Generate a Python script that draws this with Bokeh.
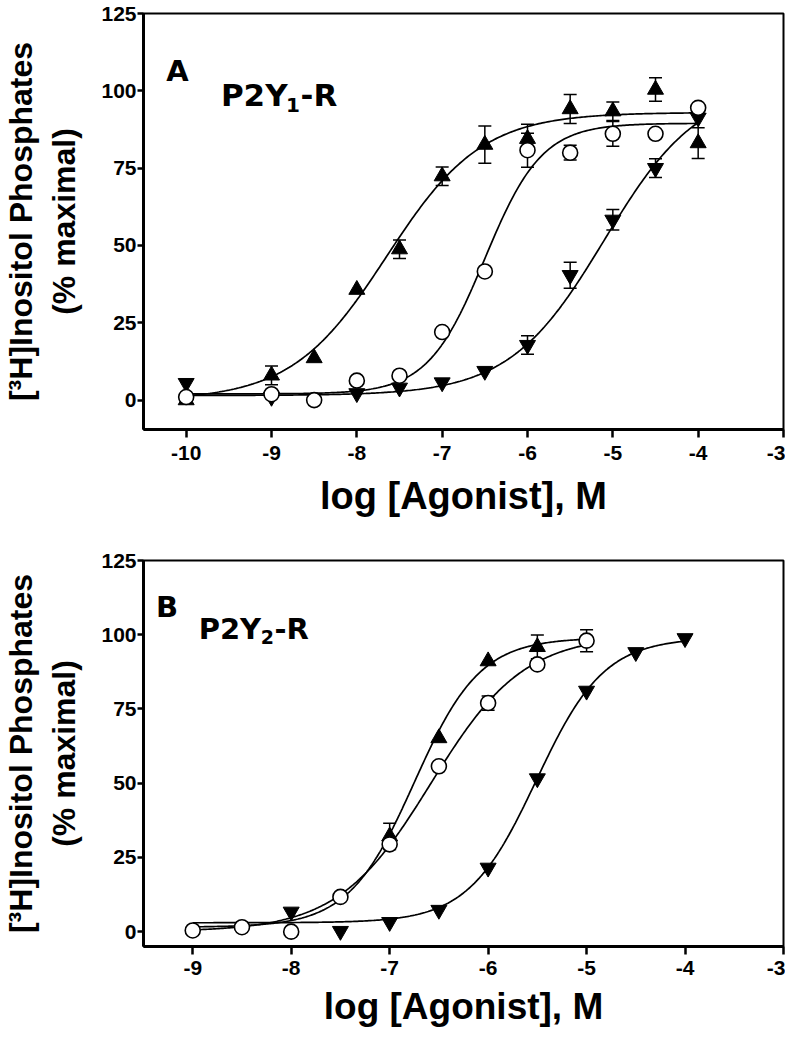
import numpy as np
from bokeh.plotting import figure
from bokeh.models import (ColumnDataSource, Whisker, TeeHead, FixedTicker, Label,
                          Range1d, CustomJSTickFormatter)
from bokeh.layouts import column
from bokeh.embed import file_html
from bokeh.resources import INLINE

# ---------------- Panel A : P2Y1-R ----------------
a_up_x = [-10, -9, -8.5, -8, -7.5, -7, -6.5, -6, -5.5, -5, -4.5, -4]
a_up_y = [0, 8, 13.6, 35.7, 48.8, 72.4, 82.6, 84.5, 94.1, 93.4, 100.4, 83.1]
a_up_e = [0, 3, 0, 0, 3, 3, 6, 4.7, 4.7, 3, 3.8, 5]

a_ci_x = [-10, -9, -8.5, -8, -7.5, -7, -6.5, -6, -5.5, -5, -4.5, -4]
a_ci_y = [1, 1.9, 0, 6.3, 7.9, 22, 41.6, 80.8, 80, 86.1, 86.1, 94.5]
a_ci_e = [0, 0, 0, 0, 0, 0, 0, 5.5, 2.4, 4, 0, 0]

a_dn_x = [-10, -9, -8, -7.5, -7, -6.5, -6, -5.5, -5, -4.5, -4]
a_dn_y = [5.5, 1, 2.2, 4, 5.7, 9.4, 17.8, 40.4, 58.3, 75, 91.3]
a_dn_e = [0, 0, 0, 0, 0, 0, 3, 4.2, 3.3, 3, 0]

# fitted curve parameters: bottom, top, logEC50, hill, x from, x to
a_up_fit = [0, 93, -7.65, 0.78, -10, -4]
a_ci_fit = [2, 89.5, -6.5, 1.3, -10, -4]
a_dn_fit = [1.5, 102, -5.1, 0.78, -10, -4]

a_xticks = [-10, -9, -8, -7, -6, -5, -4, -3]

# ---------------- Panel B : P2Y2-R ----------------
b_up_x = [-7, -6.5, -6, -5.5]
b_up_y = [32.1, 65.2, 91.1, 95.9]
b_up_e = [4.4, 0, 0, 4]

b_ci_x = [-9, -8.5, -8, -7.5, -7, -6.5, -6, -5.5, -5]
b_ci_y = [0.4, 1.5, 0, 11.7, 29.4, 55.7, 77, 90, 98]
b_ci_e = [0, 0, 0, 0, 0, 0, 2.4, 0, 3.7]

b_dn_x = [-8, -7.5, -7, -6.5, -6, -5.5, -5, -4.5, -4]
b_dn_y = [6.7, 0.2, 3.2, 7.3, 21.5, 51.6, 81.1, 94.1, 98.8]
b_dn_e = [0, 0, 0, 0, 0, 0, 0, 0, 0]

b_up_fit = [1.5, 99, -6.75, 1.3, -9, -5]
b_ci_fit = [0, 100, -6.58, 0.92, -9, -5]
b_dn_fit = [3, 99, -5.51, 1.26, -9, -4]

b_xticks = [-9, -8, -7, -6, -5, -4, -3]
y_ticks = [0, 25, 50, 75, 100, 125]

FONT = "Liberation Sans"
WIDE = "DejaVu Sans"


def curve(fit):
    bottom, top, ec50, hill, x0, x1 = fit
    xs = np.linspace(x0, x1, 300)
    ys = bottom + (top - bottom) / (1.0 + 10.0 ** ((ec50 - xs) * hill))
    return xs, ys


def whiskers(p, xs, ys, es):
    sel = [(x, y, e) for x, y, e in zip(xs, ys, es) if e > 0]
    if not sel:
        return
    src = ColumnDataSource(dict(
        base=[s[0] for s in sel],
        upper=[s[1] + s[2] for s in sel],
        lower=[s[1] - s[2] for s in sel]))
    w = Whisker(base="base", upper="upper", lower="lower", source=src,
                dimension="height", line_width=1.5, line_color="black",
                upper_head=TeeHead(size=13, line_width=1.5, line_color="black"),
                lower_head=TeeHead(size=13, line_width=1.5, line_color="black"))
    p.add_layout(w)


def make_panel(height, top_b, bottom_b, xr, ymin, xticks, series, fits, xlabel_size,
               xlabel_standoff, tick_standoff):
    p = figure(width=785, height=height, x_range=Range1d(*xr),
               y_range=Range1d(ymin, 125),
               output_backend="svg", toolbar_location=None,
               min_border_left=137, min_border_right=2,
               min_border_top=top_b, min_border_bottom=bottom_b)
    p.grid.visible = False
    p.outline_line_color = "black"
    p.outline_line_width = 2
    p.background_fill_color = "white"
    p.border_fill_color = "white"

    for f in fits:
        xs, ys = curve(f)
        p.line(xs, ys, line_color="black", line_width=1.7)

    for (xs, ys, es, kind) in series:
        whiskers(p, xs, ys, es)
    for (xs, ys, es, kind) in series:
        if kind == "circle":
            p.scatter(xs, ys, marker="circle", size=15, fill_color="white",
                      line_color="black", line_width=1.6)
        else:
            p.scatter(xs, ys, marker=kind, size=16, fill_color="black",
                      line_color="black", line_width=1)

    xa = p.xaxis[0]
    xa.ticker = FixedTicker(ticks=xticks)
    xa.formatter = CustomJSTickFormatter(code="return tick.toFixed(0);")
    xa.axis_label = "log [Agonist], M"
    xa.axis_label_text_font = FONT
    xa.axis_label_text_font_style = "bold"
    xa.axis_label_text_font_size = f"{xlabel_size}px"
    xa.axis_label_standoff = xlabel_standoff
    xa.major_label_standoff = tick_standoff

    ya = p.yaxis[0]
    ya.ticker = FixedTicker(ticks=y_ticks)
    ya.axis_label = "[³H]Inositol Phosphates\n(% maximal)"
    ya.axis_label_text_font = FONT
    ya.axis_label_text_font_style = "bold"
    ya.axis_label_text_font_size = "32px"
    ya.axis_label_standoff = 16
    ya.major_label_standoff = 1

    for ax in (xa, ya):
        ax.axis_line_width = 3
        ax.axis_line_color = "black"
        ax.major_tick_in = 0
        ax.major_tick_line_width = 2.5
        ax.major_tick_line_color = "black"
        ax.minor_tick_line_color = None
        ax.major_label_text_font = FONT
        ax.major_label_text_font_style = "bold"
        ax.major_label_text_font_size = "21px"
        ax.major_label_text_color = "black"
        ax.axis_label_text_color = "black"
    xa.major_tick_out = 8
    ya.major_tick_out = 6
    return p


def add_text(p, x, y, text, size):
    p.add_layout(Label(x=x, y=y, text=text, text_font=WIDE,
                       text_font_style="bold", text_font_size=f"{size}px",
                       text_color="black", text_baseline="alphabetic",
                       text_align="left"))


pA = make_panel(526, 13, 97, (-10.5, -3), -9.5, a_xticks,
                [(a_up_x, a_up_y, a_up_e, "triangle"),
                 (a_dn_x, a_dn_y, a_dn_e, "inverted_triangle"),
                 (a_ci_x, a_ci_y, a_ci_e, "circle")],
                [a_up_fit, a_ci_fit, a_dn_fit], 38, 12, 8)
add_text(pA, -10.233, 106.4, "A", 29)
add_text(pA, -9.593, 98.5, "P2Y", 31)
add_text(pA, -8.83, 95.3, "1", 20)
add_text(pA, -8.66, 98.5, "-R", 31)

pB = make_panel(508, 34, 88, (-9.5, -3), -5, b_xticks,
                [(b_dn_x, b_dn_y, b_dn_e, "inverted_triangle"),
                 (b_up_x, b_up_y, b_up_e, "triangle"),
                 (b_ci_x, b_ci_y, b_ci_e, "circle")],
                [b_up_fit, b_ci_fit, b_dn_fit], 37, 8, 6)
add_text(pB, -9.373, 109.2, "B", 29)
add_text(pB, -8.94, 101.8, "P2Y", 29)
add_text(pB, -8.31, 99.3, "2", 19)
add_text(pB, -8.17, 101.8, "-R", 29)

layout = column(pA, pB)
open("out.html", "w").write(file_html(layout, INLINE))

———

With all pictures left out, please transcribe exactly the lines from the start of the material through the line with "from bokeh.resources import INLINE".

§ **Finished task**:
Generate a Python script that draws this with Bokeh.
import numpy as np
from bokeh.plotting import figure
from bokeh.models import (ColumnDataSource, Whisker, TeeHead, FixedTicker, Label,
                          Range1d, CustomJSTickFormatter)
from bokeh.layouts import column
from bokeh.embed import file_html
from bokeh.resources import INLINE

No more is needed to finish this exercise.